Chaque semaine, l’entreprise écoule un peu moins d’une vache, quatre agneaux en hiver et huit en été, un veau et demi ainsi que quatre à six porcs, achetés à l’abattoir de Brive, situé à dix minutes du laboratoire, ou de Lubersac. « Nous ne travaillons qu’avec des éleveurs locaux. Nous sommes dans l’un des départements les plus privilégiés de France en termes d’élevage », souligne Anne-Sophie. Pour les bovins, les éleveurs appellent la boucherie quand ils possèdent un animal bien conformé. Les autres catégories sont en Label rouge. « Les éleveurs ont su venir nous trouver. Tout le monde joue le jeu et tout le monde est valorisé », relève Anne-Sophie. Actuellement, une vache classée E est achetée environ 5,95 €/kg C à l’abattoir et le veau label rouge près de 10,60 €/kg C. Le rendement carcasse jongle entre 59 et 62 %. Les fabrications varient en fonction des saisons : tripes et boudins en hiver, brochettes et saucisses en été. Le côté traiteur a été volontairement peu développé, car d’autres sur les marchés ont pris le créneau. « Les clients viennent pour la différenciation sur nos viandes, nous laissons mâturer notre viande de bœuf au minimum trois semaines », observe Anne-Sophie. Côté tarifs : rumsteck à 27,90 €/kg, épaule de veau à 22,90 €/kg, blanquette de veau en boîte de 800 g à 24,90 €, bœuf bourguignon en boîte de 800 g à 16,50 €. En 2018, l’entreprise a remporté, parmi 600 candidats, la médaille d’or du concours international de la Confrérie des chevaliers du goûte-boudin de Mortagne-au-Perche en Normandie pour son boudin aux châtaignes (12,50 €/kg). Ce produit peut se retrouver chez le Leclerc de Brive. Mais ce n’est pas l’objectif des petites-filles de Robert Bach, bientôt 91 ans, que de travailler avec la grande distribution. « L’entreprise a toujours séparé ses ventes entre le détail et le professionnel. À l’époque de mon grand-père, 20 % des ventes étaient issues du détail et 80 % des professionnels de la restauration. Aujourd’hui, le ratio s’est inversé », analyse Anne-Sophie.
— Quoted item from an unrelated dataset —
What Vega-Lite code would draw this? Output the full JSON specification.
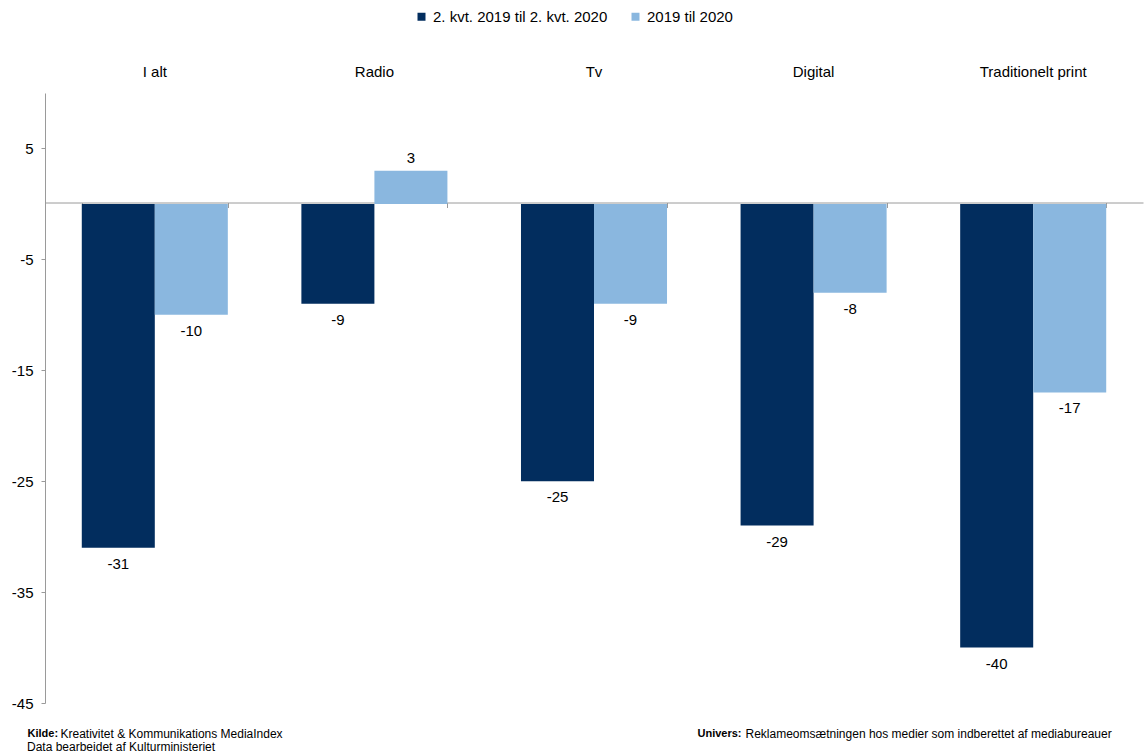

Des valeurs d’entreprises affichées
La maison Robert Bach se développe avec des investissements réguliers au fil des ans. Pour autant, Robert Bach, resté gérant de son entreprise, ne tire pas de salaire de l’activité et ses deux petites-filles, elles salariées, perçoivent l’équivalent d’un SMIC et ce depuis peu. « C’est notre choix de valoriser les membres de l’équipe et de réinvestir. L’objectif est avant tout de faire vivre l’entreprise », affirme Anne-Sophie. Bientôt devrait s’ouvrir une boutique sur Brive, un nouveau challenge, nécessitant d’augmenter la production et d’embaucher. Au-delà du personnel, la limite reste la taille du laboratoire (200m²) et de l’espace de stockage (150m²). « Nous cherchons un autre local. Mais ce n’est pas facile à trouver car notre zone de recherche est restreinte afin de ne pas rajouter des heures de transport à nos journées », explique Anne-Sophie. Le camion frigorifique, utilisé pour le transport des carcasses, a sa place dans la cour de la maison, avec l’un des deux utilisés pour les marchés. Le troisième est garé tous les soirs sur le trottoir. Il n’a été victime de vandalisme qu’une seule fois. Les sœurs jumelles, toutes les deux diplômées d’une école de commerce et de gestion (EGC), sont accompagnées dans leur projet par un cabinet de conseil. « Nous avons du mal à avoir du recul sur notre activité. Il faut tout gérer et nous avons le nez dans le guidon. Je dis souvent que l’on vit boucherie, on dort boucherie, on mange boucherie ! Ce sont des métiers passions et il est très difficile de se dégager du temps », constate Anne-Sophie. Et, en plus de la boutique, les projets ne manquent pas, comme celui de développer de nouvelles recettes de charcuterie ou un secteur viande haut de gamme (Angus, etc.).
Les sœurs Bach, des « filles à côtelettes » !
Anne-Sophie et Marie-Laure Bach ont fait partie de la campagne publicitaire initiée par Interbev pour le lancement du Club des « Filles à côtelettes » début 2018. Contactées par l’interprofession, il leur était impossible, selon elles, de refuser. Discrètes localement sur cette aventure, elles ont permis cependant de faire mieux connaître le secteur, à la suite de nombreux reportages. Mi-novembre, elles étaient encore en déplacement à Paris, du côté de Rungis, pour promouvoir la consommation de viande à la suite de cette initiative. Dans un milieu plutôt masculin, leur présence interpelle. Même si, dans la famille Bach, il n’y a pas eu de différence entre homme et femme, « nous ne pouvons pas porter des carcasses comme les hommes », constate Anne-Sophie. De fait, cela entraîne une juste complémentarité dans l’entreprise.